- **WHAT IS NEEDED**
The material below contains a line with "Write the D3.js code for this chart." and a line with "svg_height = 402;". Copy exactly those two lines and all lines between them.

- **SUPPLIED RECORDS**
======

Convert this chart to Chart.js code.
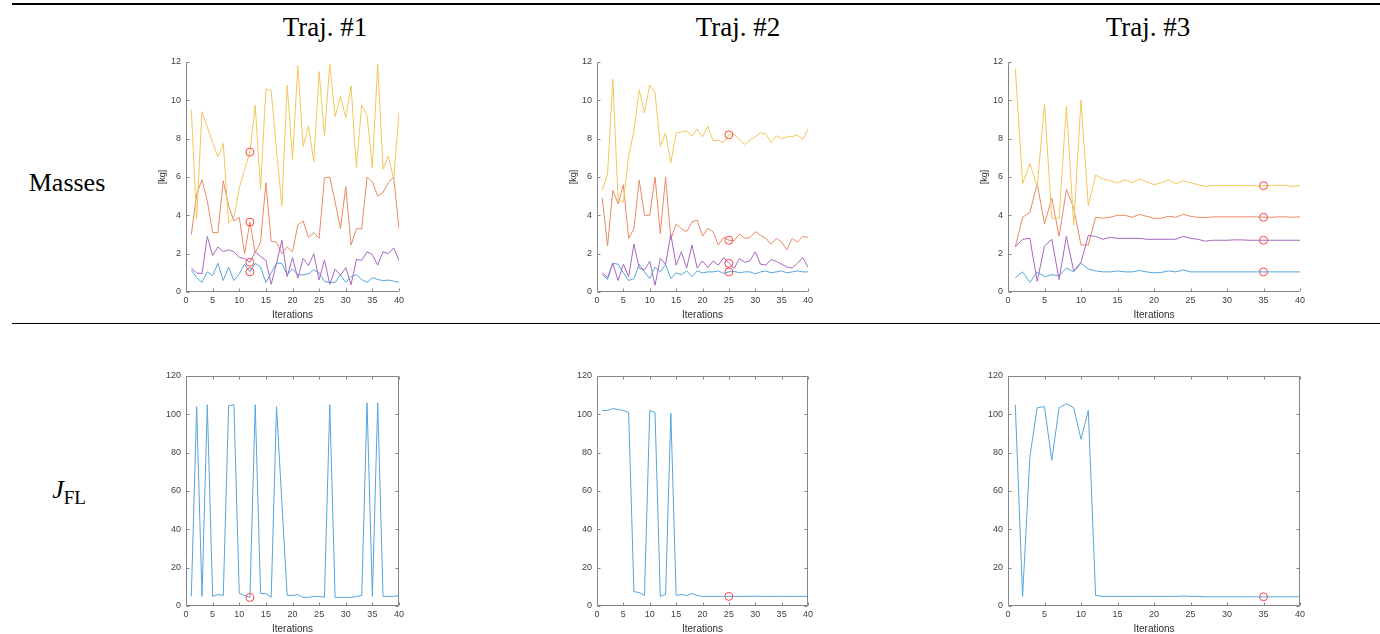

======

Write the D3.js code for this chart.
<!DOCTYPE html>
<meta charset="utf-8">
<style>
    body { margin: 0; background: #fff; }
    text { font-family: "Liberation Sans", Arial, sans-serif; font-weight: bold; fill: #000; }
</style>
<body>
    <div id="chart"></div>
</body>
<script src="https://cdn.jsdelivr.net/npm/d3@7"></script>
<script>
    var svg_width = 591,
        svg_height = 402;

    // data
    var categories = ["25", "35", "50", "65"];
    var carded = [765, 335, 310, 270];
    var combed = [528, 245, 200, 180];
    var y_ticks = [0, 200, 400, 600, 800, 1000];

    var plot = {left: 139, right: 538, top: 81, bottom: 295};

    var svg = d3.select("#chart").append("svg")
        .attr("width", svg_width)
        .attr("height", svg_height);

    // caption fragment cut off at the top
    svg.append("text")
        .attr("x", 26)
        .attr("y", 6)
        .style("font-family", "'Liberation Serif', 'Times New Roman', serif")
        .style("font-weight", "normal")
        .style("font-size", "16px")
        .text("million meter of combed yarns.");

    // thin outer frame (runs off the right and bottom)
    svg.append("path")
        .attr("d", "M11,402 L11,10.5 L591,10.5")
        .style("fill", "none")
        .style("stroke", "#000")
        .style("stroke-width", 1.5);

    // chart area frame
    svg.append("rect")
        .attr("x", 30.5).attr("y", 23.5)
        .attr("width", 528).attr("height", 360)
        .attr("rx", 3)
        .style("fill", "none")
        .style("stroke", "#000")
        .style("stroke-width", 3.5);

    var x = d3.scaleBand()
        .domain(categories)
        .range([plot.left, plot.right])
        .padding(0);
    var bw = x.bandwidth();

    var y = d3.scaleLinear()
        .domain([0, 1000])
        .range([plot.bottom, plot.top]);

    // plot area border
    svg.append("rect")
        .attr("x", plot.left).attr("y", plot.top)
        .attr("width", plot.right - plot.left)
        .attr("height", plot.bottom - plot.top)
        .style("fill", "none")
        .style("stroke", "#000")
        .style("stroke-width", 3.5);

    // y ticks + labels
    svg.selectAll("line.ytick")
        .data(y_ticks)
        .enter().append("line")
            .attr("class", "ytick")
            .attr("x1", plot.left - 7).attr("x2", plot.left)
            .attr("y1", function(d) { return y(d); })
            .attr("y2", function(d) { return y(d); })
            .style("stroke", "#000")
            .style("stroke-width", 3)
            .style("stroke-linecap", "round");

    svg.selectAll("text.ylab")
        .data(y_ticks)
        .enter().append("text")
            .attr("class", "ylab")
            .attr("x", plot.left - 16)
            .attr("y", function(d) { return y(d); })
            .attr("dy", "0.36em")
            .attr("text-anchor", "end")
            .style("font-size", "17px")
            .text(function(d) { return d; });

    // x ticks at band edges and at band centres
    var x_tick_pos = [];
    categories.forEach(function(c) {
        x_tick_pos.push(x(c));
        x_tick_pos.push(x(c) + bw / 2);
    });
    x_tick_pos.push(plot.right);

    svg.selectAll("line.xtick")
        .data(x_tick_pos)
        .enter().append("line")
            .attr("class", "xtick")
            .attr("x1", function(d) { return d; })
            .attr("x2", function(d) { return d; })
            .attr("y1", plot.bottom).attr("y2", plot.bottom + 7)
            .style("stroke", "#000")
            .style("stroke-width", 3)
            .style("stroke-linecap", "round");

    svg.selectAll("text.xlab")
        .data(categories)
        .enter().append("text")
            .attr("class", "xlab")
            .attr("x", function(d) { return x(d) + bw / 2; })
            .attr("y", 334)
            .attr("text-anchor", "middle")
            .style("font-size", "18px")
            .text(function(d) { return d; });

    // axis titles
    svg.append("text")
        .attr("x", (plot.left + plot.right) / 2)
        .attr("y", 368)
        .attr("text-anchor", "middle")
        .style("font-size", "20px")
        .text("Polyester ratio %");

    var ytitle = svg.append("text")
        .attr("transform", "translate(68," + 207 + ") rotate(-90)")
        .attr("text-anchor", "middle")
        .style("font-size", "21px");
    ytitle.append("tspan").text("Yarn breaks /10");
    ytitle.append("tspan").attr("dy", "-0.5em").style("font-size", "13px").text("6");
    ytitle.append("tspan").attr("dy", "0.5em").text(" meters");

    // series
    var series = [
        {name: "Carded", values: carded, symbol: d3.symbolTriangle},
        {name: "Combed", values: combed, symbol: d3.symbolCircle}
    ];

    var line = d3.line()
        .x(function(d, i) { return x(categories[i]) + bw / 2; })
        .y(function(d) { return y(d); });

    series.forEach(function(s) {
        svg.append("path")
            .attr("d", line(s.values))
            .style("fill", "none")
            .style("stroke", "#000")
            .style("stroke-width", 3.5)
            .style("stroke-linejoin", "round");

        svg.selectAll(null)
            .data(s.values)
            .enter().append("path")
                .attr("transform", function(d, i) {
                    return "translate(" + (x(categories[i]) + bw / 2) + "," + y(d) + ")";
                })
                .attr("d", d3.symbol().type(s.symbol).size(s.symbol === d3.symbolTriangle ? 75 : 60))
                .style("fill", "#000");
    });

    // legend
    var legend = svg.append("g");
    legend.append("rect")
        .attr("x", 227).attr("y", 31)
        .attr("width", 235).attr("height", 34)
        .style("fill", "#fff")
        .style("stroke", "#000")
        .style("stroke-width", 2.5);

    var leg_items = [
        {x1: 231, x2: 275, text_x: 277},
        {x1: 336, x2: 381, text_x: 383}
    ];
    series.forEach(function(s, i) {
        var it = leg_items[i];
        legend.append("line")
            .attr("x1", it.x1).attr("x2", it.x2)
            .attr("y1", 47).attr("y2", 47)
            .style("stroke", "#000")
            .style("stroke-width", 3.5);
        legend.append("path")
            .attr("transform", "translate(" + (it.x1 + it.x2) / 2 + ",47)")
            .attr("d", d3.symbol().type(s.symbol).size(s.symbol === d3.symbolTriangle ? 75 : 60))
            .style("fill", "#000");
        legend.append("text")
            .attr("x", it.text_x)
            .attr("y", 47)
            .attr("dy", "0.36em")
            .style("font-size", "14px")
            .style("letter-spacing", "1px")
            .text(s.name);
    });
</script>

======

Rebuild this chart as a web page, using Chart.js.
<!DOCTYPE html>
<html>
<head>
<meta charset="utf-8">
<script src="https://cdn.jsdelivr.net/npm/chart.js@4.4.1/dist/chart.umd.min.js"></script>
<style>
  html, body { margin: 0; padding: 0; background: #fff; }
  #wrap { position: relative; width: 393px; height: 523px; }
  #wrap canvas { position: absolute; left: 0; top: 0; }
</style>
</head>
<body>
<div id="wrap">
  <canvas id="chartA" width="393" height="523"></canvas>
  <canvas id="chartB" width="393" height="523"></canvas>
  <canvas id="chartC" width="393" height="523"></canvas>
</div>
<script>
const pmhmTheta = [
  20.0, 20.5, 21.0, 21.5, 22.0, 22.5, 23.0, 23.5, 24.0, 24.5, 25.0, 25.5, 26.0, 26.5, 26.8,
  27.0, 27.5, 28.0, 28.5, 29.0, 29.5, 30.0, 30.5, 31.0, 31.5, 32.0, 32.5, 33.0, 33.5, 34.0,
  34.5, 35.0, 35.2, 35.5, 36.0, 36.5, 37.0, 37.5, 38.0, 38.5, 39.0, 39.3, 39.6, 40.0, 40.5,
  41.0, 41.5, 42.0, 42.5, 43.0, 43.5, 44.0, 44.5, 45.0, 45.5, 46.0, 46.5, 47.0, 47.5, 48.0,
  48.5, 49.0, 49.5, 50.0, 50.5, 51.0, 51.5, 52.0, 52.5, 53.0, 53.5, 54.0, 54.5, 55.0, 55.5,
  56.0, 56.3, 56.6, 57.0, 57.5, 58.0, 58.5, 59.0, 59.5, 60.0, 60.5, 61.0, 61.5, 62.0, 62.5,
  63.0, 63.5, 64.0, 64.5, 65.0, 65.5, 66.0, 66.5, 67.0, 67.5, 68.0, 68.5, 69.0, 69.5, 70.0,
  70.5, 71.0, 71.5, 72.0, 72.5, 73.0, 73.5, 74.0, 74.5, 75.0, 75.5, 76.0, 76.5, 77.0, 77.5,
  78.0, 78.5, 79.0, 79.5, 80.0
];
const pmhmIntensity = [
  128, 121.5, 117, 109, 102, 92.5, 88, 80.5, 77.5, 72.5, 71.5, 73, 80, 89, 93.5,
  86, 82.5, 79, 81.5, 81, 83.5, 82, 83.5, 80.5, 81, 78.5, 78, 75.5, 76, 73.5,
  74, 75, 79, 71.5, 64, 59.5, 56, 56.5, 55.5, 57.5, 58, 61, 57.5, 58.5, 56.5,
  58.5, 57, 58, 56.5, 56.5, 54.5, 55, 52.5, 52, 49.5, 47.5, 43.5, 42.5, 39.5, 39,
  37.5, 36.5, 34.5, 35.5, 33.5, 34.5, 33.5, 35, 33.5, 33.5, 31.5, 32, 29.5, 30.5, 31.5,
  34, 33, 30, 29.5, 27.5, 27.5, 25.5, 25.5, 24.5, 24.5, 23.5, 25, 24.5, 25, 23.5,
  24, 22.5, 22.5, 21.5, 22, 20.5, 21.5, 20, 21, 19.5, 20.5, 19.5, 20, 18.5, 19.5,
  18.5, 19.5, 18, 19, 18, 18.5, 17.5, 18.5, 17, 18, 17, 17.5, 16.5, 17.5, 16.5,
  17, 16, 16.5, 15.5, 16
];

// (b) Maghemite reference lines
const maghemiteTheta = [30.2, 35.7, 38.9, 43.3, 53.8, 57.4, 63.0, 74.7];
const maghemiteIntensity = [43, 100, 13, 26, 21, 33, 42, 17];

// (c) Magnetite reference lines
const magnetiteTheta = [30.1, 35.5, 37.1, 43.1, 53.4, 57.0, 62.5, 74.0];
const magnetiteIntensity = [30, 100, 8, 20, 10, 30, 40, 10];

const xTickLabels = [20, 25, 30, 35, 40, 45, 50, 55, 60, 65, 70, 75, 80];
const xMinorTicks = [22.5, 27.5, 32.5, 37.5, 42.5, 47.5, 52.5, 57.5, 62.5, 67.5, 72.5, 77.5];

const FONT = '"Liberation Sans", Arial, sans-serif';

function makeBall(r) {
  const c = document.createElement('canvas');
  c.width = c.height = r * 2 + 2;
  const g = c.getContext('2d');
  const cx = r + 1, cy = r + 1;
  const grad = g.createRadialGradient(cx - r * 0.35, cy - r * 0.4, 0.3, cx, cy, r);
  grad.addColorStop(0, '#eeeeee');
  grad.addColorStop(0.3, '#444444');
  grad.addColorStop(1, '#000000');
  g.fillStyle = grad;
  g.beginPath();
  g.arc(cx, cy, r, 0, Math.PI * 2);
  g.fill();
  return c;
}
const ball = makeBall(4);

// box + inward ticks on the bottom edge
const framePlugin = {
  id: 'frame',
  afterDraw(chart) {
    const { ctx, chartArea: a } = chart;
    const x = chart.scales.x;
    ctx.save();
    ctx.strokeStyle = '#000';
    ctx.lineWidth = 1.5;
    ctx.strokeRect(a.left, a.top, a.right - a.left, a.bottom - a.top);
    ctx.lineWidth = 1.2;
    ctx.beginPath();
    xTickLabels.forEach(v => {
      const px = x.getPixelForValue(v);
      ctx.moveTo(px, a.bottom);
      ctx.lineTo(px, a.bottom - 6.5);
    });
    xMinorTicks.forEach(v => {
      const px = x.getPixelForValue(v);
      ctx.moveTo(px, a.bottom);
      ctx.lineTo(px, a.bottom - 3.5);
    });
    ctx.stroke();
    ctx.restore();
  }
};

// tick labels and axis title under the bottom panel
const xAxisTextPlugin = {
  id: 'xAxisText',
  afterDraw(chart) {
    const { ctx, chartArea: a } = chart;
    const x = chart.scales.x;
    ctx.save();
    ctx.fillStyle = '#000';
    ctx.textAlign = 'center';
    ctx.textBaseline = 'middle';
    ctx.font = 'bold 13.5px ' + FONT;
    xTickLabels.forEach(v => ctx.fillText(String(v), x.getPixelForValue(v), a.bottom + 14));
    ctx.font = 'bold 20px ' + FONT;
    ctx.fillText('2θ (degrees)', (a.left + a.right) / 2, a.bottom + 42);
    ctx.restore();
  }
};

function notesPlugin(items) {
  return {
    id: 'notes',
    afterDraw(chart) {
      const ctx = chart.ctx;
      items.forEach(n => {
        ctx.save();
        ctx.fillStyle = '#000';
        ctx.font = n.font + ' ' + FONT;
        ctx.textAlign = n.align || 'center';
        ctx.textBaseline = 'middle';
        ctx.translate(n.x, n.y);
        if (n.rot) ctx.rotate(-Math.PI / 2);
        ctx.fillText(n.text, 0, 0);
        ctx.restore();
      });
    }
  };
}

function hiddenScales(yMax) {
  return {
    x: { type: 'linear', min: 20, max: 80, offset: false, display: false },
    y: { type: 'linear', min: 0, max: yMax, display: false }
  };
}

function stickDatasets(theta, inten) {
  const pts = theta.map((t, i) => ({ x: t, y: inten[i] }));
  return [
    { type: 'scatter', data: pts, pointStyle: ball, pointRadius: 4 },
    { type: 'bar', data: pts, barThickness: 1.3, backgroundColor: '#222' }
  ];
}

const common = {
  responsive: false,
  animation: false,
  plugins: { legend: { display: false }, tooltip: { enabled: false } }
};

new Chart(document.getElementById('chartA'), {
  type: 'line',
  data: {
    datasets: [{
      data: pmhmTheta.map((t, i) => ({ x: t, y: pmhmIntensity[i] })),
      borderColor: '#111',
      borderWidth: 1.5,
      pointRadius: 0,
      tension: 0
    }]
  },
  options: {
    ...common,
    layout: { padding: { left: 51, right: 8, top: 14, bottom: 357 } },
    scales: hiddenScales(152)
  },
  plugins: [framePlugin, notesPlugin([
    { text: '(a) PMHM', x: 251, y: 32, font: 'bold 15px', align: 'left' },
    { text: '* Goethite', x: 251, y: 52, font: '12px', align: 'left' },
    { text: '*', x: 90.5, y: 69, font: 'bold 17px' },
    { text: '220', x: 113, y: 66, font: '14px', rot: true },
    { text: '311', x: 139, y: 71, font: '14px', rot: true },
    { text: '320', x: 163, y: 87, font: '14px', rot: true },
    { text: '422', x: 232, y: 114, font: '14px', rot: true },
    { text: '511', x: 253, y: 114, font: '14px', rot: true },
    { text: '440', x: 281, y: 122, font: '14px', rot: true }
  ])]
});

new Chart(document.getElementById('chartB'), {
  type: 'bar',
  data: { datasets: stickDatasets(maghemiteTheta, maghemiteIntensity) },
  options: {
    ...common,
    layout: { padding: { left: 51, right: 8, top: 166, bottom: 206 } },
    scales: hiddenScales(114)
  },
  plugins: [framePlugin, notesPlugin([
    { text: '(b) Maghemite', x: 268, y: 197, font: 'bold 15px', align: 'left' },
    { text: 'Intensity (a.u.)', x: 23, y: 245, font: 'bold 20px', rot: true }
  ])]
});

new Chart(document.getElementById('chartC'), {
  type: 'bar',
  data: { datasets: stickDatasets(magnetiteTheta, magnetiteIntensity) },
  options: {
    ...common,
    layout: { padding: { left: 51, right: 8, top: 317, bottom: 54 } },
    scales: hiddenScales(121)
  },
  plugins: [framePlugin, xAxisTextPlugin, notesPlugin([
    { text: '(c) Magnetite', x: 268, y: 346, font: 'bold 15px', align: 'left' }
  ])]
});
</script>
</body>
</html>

======

- **SOLUTION FOR THIS EXERCISE**
Write the D3.js code for this chart.
<!DOCTYPE html>
<meta charset="utf-8">
<style>
    body { margin: 0; background: #fff; }
    text { font-family: "Liberation Sans", Arial, sans-serif; font-weight: bold; fill: #000; }
</style>
<body>
    <div id="chart"></div>
</body>
<script src="https://cdn.jsdelivr.net/npm/d3@7"></script>
<script>
    var svg_width = 591,
        svg_height = 402;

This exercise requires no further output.